*Raw data*
= = = =
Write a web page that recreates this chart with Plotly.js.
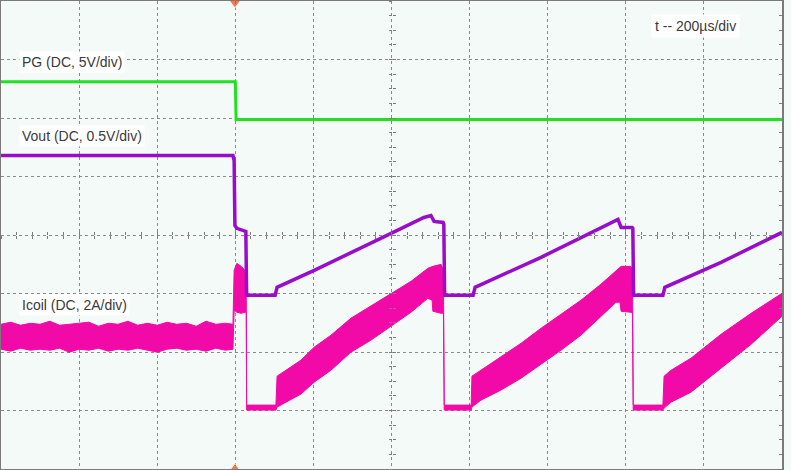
<!DOCTYPE html>
<html><head><meta charset="utf-8">
<script src="https://cdn.plot.ly/plotly-3.0.1.min.js"></script>
<style>html,body{margin:0;padding:0;background:#f4faf7}#chart{width:791px;height:470px}</style>
</head><body><div id="chart"></div>
<script>
// Time axis in microseconds (200 µs/div, 10 div); vertical values in screen divisions (0 = bottom, 8 = top)
const pgTime = [0, 600, 602, 2000];
const pgDiv  = [6.621, 6.621, 5.973, 5.973];

const voutTime = [0, 594, 597, 599, 604, 625, 627, 629, 702, 707, 802, 999, 1083, 1101, 1109, 1132, 1134, 1136, 1209, 1214, 1383, 1580, 1588, 1616, 1618, 1620, 1695, 1700, 1844, 2000];
const voutDiv  = [5.358, 5.358, 5.273, 4.164, 4.113, 4.078, 4.061, 2.969, 2.969, 3.106, 3.396, 4.027, 4.300, 4.334, 4.232, 4.215, 4.181, 2.969, 2.969, 3.106, 3.618, 4.266, 4.130, 4.130, 4.113, 2.969, 2.969, 3.106, 3.532, 4.044];

const icoilTime = [0, 25, 50, 75, 100, 125, 150, 175, 200, 225, 250, 275, 300, 325, 350, 375, 400, 425, 450, 475, 500, 525, 550, 575, 594,
  597, 604, 615, 625, 628, 629, 704,
  707, 730, 768, 802, 845, 896, 947, 999, 1050, 1093, 1104, 1106, 1127, 1133, 1135, 1204,
  1206, 1229, 1280, 1332, 1383, 1434, 1485, 1536, 1575, 1585, 1588, 1613, 1617, 1619, 1695,
  1698, 1716, 1767, 1844, 1921, 2000];
const icoilHigh = [2.474, 2.509, 2.457, 2.491, 2.474, 2.526, 2.457, 2.474, 2.491, 2.509, 2.440, 2.491, 2.474, 2.526, 2.457, 2.491, 2.457, 2.509, 2.474, 2.491, 2.440, 2.526, 2.474, 2.491, 2.474,
  3.396, 3.515, 3.464, 3.396, 3.396, 1.092, 1.092,
  1.587, 1.689, 1.860, 2.082, 2.287, 2.577, 2.782, 3.003, 3.208, 3.430, 3.464, 3.464, 3.498, 3.396, 1.092, 1.092,
  1.587, 1.689, 1.911, 2.150, 2.406, 2.645, 2.884, 3.157, 3.396, 3.447, 3.464, 3.464, 3.413, 1.092, 1.092,
  1.587, 1.689, 1.894, 2.304, 2.662, 3.003];
const icoilLow  = [2.048, 2.014, 2.065, 2.031, 2.048, 2.031, 2.065, 1.997, 2.048, 2.031, 2.065, 2.014, 2.048, 2.031, 2.065, 2.031, 1.997, 2.048, 2.065, 2.031, 2.048, 2.014, 2.065, 2.031, 2.048,
  2.713, 2.679, 2.662, 2.679, 2.679, 1.007, 1.007,
  1.058, 1.143, 1.280, 1.485, 1.689, 1.997, 2.201, 2.440, 2.679, 2.918, 2.884, 2.696, 2.662, 2.662, 1.007, 1.007,
  1.058, 1.177, 1.348, 1.553, 1.792, 2.031, 2.287, 2.611, 2.850, 2.850, 2.696, 2.679, 2.662, 1.007, 1.007,
  1.041, 1.143, 1.314, 1.724, 2.133, 2.611];

const triggerTime = [599, 599];
const triggerDiv = [8, 0];
const levelMarkerTime = [2012, 2012, 2012, 2012];
const levelMarkerDiv = [6.314, 5.973, 2.986, 1.007];
const levelMarkerColors = ['#20e020', '#20e020', '#f20aa8', '#f20aa8'];

const labels = ['PG (DC, 5V/div)', 'Vout (DC, 0.5V/div)', 'Icoil (DC, 2A/div)', 't -- 200µs/div'];

const PG_COLOR = '#20e020', VOUT_COLOR = '#9a0ccc', ICOIL_COLOR = '#f20aa8';

const traces = [
  {x: icoilTime.concat(icoilTime.slice().reverse()), y: icoilHigh.concat(icoilLow.slice().reverse()),
   type: 'scatter', mode: 'lines', fill: 'toself', fillcolor: ICOIL_COLOR,
   line: {color: ICOIL_COLOR, width: 1}, hoverinfo: 'skip'},
  {x: voutTime, y: voutDiv, type: 'scatter', mode: 'lines', line: {color: VOUT_COLOR, width: 3.5}, hoverinfo: 'skip'},
  {x: pgTime, y: pgDiv, type: 'scatter', mode: 'lines', line: {color: PG_COLOR, width: 3}, hoverinfo: 'skip'},
  {x: triggerTime, y: triggerDiv, type: 'scatter', mode: 'markers', cliponaxis: false,
   marker: {symbol: ['triangle-down', 'triangle-up'], size: [14, 11], color: '#ff4010'}, hoverinfo: 'skip'},
  {x: levelMarkerTime, y: levelMarkerDiv, type: 'scatter', mode: 'markers', cliponaxis: false,
   marker: {symbol: 'triangle-left', size: 6, color: levelMarkerColors}, hoverinfo: 'skip'},
  {x: [0], y: [0], xaxis: 'x2', yaxis: 'y2', mode: 'markers', marker: {opacity: 0}, hoverinfo: 'skip'},
  {x: [0], y: [0], xaxis: 'x3', yaxis: 'y3', mode: 'markers', marker: {opacity: 0}, hoverinfo: 'skip'}
];

const tickCol = '#7d7d7d';
const centerX = {range: [0, 2000], showgrid: false, zeroline: false, showline: false, showticklabels: false,
  anchor: 'free', position: 0.5, overlaying: 'x', side: 'bottom', tickmode: 'linear', tick0: 0, dtick: 200,
  ticklen: 3, tickcolor: tickCol, minor: {dtick: 40, ticklen: 3, tickcolor: tickCol}};
const centerY = {range: [0, 8], showgrid: false, zeroline: false, showline: false, showticklabels: false,
  anchor: 'free', position: 0.5, overlaying: 'y', side: 'left', tickmode: 'linear', tick0: 0, dtick: 1,
  ticklen: 3, tickcolor: tickCol, minor: {dtick: 0.25, ticklen: 3, tickcolor: tickCol}};

const annFont = {family: 'Liberation Sans, Arial, sans-serif', size: 14, color: '#3a3a3a'};
const layout = {
  width: 791, height: 470,
  margin: {l: 1, r: 9, t: 1, b: 1, autoexpand: false},
  paper_bgcolor: '#f4faf7', plot_bgcolor: '#f4faf7',
  showlegend: false,
  xaxis: {range: [0, 2000], tickmode: 'linear', tick0: 0, dtick: 200, showgrid: true,
    gridcolor: '#8a8a8a', griddash: 'dot', gridwidth: 1, zeroline: false,
    showline: true, mirror: true, linecolor: '#7a7a7a', linewidth: 2, showticklabels: false, ticks: ''},
  yaxis: {range: [0, 8], tickmode: 'linear', tick0: 0, dtick: 1, showgrid: true,
    gridcolor: '#8a8a8a', griddash: 'dot', gridwidth: 1, zeroline: false, side: 'right',
    showline: true, mirror: true, linecolor: '#7a7a7a', linewidth: 2, showticklabels: false,
    ticks: '', minor: {dtick: 0.25, ticks: 'inside', ticklen: 3, tickcolor: tickCol}},
  xaxis2: Object.assign({}, centerX, {ticks: 'inside', minor: Object.assign({}, centerX.minor, {ticks: 'inside'})}),
  xaxis3: Object.assign({}, centerX, {ticks: 'outside', minor: Object.assign({}, centerX.minor, {ticks: 'outside'})}),
  yaxis2: Object.assign({}, centerY, {ticks: 'inside', minor: Object.assign({}, centerY.minor, {ticks: 'inside'})}),
  yaxis3: Object.assign({}, centerY, {ticks: 'outside', minor: Object.assign({}, centerY.minor, {ticks: 'outside'})}),
  annotations: [
    {text: labels[0], xref: 'paper', yref: 'paper', x: 0.023, y: 0.870, xanchor: 'left', yanchor: 'middle', showarrow: false, bgcolor: '#ffffff', borderpad: 2, font: annFont},
    {text: labels[1], xref: 'paper', yref: 'paper', x: 0.023, y: 0.712, xanchor: 'left', yanchor: 'middle', showarrow: false, bgcolor: '#ffffff', borderpad: 2, font: annFont},
    {text: labels[2], xref: 'paper', yref: 'paper', x: 0.023, y: 0.350, xanchor: 'left', yanchor: 'middle', showarrow: false, bgcolor: '#ffffff', borderpad: 2, font: annFont},
    {text: labels[3], xref: 'paper', yref: 'paper', x: 0.832, y: 0.947, xanchor: 'left', yanchor: 'middle', showarrow: false, bgcolor: '#ffffff', borderpad: 3, font: annFont}
  ]
};
Plotly.newPlot('chart', traces, layout, {staticPlot: true, displayModeBar: false});
</script>
</body></html>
= = = =
*Exercise*
Quote, exactly and only, the lines from the first line of the data above through the line containing "6.621, 5.973, 5.973];". The pictures do not belong in it.

*Reply to the exercise*
Write a web page that recreates this chart with Plotly.js.
<!DOCTYPE html>
<html><head><meta charset="utf-8">
<script src="https://cdn.plot.ly/plotly-3.0.1.min.js"></script>
<style>html,body{margin:0;padding:0;background:#f4faf7}#chart{width:791px;height:470px}</style>
</head><body><div id="chart"></div>
<script>
// Time axis in microseconds (200 µs/div, 10 div); vertical values in screen divisions (0 = bottom, 8 = top)
const pgTime = [0, 600, 602, 2000];
const pgDiv  = [6.621, 6.621, 5.973, 5.973];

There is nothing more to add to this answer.